§ **EXERCISE AIM**: Copy each line of the material below that includes the string "with".
____________
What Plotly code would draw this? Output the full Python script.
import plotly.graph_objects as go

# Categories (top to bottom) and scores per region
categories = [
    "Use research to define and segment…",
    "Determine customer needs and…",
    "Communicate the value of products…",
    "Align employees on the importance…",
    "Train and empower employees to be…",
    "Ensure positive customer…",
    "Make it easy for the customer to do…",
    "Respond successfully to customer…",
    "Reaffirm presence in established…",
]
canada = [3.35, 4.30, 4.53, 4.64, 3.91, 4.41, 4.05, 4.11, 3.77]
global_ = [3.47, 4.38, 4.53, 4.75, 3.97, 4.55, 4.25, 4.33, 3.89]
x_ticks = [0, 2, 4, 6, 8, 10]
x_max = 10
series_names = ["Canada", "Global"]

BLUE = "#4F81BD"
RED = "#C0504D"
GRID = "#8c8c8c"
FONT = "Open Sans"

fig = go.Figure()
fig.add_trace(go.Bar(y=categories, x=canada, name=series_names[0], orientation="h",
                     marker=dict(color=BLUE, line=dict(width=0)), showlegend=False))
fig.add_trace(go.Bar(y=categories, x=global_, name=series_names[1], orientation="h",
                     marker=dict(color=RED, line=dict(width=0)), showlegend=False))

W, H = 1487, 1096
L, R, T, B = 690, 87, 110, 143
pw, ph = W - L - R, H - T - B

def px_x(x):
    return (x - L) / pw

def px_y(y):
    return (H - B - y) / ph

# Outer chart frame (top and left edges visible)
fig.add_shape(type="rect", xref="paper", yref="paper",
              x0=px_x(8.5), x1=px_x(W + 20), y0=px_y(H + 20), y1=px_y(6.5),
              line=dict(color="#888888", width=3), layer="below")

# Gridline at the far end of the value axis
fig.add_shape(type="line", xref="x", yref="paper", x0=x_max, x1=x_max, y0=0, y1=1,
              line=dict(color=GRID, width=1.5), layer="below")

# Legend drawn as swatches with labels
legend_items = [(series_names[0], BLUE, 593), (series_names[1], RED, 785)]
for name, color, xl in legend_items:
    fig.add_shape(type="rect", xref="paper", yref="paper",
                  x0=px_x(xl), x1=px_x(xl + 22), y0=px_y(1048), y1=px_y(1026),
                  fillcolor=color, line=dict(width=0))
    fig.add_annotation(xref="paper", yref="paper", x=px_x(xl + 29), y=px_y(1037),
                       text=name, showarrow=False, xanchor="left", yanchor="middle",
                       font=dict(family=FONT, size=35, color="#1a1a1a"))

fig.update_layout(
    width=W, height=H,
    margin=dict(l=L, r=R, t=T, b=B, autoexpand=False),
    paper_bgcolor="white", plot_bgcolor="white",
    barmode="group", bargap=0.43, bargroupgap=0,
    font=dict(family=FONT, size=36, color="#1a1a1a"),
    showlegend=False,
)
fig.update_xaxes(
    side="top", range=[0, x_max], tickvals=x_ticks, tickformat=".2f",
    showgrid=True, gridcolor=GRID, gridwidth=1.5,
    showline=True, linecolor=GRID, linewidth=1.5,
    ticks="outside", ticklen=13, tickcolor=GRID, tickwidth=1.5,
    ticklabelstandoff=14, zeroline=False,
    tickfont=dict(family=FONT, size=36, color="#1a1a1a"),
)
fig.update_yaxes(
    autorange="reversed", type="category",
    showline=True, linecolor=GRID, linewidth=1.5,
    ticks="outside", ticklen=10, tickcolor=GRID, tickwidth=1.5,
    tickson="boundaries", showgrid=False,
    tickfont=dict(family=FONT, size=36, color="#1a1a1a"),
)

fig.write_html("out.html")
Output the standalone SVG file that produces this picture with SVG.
____________
§ **EXERCISE RESULT**:
# Legend drawn as swatches with labels
Output the standalone SVG file that produces this picture with SVG.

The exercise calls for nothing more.